В то время мы еще спали на голых досках и не раздевались, идя ко сну, а надевали на себя весь носильный скарб, до шапок на голову и рукавиц, сшитых из тряпок. Зима была холодная, дров почти не давали. Заснуть было трудно. Обычно мы крутились и вертелись, пока удавалось занять более удобное положение и, согревшись немного своим дыханием, мы погружались с трудом в так необходимый нам сон. И вот храп фрау фельдфебель будил не только нашу комнату, но и соседнюю, отделенную тонкой перегородкой, в которой было 36 женщин, главным образом, болезненных и старых. Мы начинали свистеть, стучать кулаками, просто звать «фельдфебеля» по имени, но она спала, как камень, и разбудить ее было просто невозможно.
Однажды в темноте раздался чей-то голос: — Так обычно спят только люди с чистой совестью, а у этой старой ведьмы на душе, вероятно, тысячи преступлений!
Странным было то, что Анна Гоффман получала письма… Конечно, она ни с кем не делилась ни их содержанием ни тем, от кого они приходили. Она была пруссачка из Кенигсберга, находившегося плотно в руках советчиков, и из дома никак не могла иметь вести. Кто же писал этому «старому барбосу»?
Когда начали приходить в лагерь посылки, среди первых же получила фрау Гоффман. — От кого? — спрашивали мы в изумлении. Сало, макароны, рис, топленое масло… папиросы!
Самыми смешными были наши отношения, мои и фрау фельдфебель. Она признавала разницу в чинах и каждое утро, надев на седую голову пилотку, отдавала мне честь и делала что-то вроде рапорта. Несколько раз она подходила ко мне во время прогулок вокруг барака и расспрашивала о моей прошлой жизни в Югославии. Оказалось, что в молодости (казалось просто невозможным, что Анна Гоффман когда-то была молодой!) она бывала в Далмации (тогда Австрии), и этот прекрасный край навсегда остался в ее лучших воспоминаниях.
«Индустрия» игрушек на первое Рождество захватила было и ее, но тут же оказалось, что ни фантазии ни умения у Гоффман не было.
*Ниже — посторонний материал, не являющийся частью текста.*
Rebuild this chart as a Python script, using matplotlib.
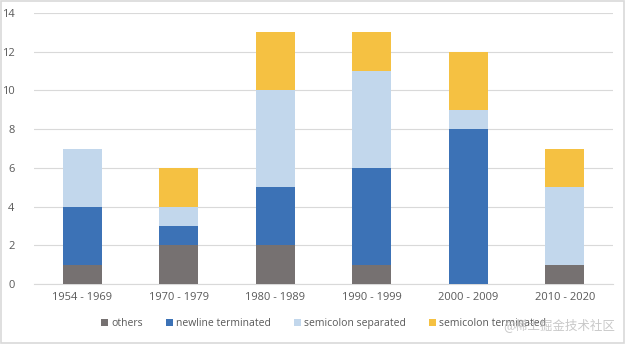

Игла и работа были заброшены, и она проводила весь день, читая толстейшую Библию.
— Грехи замаливает! — ехидно говорила Гизелла Пуцци, у которой было несколько очень неприятных столкновений с старухой, презиравшей «намалеванные морды».
У меня над кроватью кнопкой была прикреплена икона Божией Матери Казанской и карточка моего сына, еще ребенком, в казачьей форме. Обе без рамок. Каково было мое изумление, когда накануне Дня матери, который праздновался и в лагере, я прежде всего получила от анонимного лица трогательное поздравление, написанное по-немецки, но подписанное именем моего сына, а на следующее утро, проснувшись и повернув голову к иконке, увидела, что и она и карточка были вставлены в оригинальные рамки, сплетенные из бумаги и соломы.